### Source data

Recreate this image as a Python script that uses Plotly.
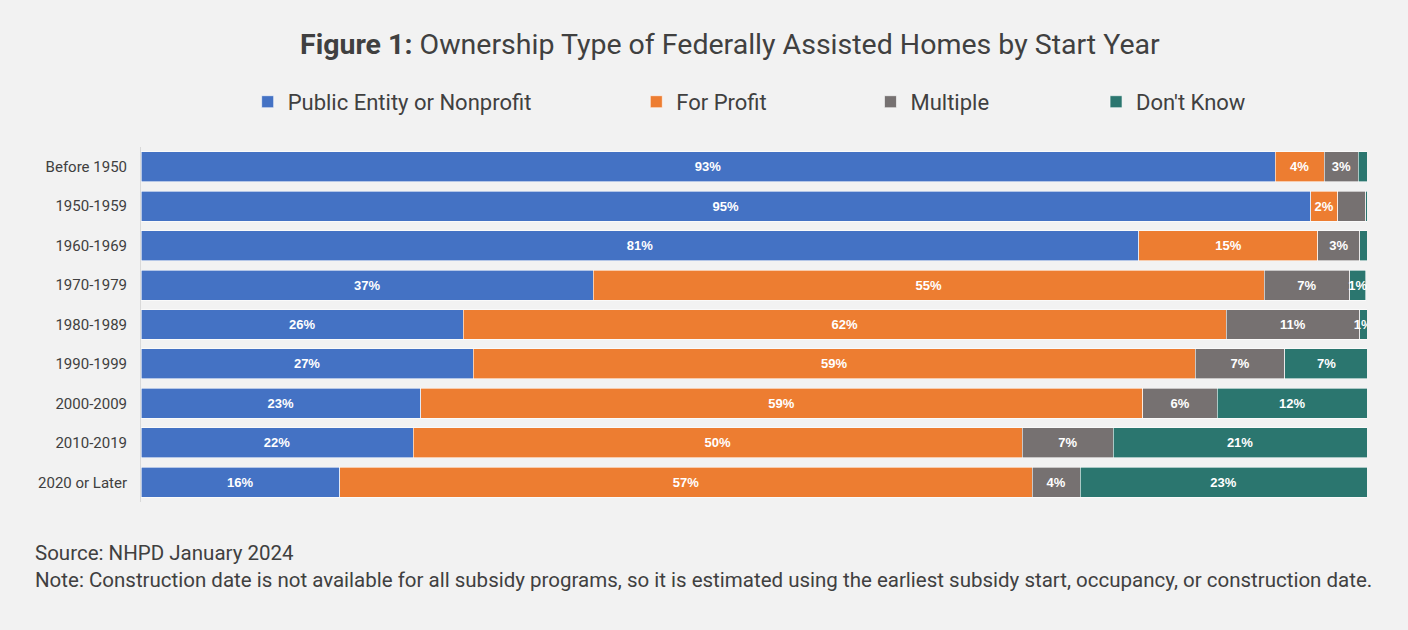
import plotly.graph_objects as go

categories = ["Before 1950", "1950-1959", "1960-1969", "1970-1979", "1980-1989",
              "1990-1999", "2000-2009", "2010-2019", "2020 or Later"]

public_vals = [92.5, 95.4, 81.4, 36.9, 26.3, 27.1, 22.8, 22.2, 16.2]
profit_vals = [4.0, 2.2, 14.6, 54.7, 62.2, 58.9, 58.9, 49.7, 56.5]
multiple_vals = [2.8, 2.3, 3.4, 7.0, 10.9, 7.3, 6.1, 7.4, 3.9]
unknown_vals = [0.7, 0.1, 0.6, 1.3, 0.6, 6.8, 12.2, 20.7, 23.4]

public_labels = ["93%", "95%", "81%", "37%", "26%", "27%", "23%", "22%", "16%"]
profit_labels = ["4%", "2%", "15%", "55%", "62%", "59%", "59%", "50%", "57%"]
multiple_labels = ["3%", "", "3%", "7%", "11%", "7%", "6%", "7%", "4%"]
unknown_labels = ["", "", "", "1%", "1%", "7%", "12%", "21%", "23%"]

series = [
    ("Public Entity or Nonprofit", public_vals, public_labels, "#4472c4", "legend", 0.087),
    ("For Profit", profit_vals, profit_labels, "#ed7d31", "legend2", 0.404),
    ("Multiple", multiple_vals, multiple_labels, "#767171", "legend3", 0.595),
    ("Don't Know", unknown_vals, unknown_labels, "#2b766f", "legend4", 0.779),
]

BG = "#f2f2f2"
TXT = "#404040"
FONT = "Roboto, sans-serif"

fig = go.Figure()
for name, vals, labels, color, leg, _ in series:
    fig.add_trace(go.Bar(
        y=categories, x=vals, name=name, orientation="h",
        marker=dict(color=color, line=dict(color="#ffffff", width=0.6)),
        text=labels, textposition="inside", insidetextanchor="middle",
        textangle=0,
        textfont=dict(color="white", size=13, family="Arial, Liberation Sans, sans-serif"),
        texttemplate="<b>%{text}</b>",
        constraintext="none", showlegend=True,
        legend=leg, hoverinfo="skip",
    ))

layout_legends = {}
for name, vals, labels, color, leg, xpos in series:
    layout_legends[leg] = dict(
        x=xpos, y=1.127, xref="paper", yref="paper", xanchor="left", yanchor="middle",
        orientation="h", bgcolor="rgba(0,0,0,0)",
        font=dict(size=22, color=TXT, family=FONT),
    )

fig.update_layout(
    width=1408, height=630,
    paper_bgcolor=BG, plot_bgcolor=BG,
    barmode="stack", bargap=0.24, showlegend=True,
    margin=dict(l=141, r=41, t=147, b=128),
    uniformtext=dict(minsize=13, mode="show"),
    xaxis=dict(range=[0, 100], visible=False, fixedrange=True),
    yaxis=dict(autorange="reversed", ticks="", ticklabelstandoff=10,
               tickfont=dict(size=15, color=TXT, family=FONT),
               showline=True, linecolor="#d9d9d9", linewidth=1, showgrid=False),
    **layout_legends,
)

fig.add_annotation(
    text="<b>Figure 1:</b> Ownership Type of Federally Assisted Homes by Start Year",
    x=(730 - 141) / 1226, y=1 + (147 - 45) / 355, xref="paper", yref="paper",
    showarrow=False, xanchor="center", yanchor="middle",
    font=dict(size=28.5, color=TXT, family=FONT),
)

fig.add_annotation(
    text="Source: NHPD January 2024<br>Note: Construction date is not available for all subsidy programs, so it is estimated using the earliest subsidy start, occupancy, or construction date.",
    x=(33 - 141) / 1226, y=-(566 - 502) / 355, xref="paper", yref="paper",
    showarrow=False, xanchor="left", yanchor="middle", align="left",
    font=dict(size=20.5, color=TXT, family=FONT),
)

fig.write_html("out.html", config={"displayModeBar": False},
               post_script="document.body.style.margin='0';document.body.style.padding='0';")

### What is expected
Skip the pictures and restate exactly the lines from the beginning of the listing to the line with "unknown_vals = [0.7, 0.1, 0.6, 1.3, 0.6, 6.8, 12.2, 20.7, 23.4]", that line included.

### Task result
Recreate this image as a Python script that uses Plotly.
import plotly.graph_objects as go

categories = ["Before 1950", "1950-1959", "1960-1969", "1970-1979", "1980-1989",
              "1990-1999", "2000-2009", "2010-2019", "2020 or Later"]

public_vals = [92.5, 95.4, 81.4, 36.9, 26.3, 27.1, 22.8, 22.2, 16.2]
profit_vals = [4.0, 2.2, 14.6, 54.7, 62.2, 58.9, 58.9, 49.7, 56.5]
multiple_vals = [2.8, 2.3, 3.4, 7.0, 10.9, 7.3, 6.1, 7.4, 3.9]
unknown_vals = [0.7, 0.1, 0.6, 1.3, 0.6, 6.8, 12.2, 20.7, 23.4]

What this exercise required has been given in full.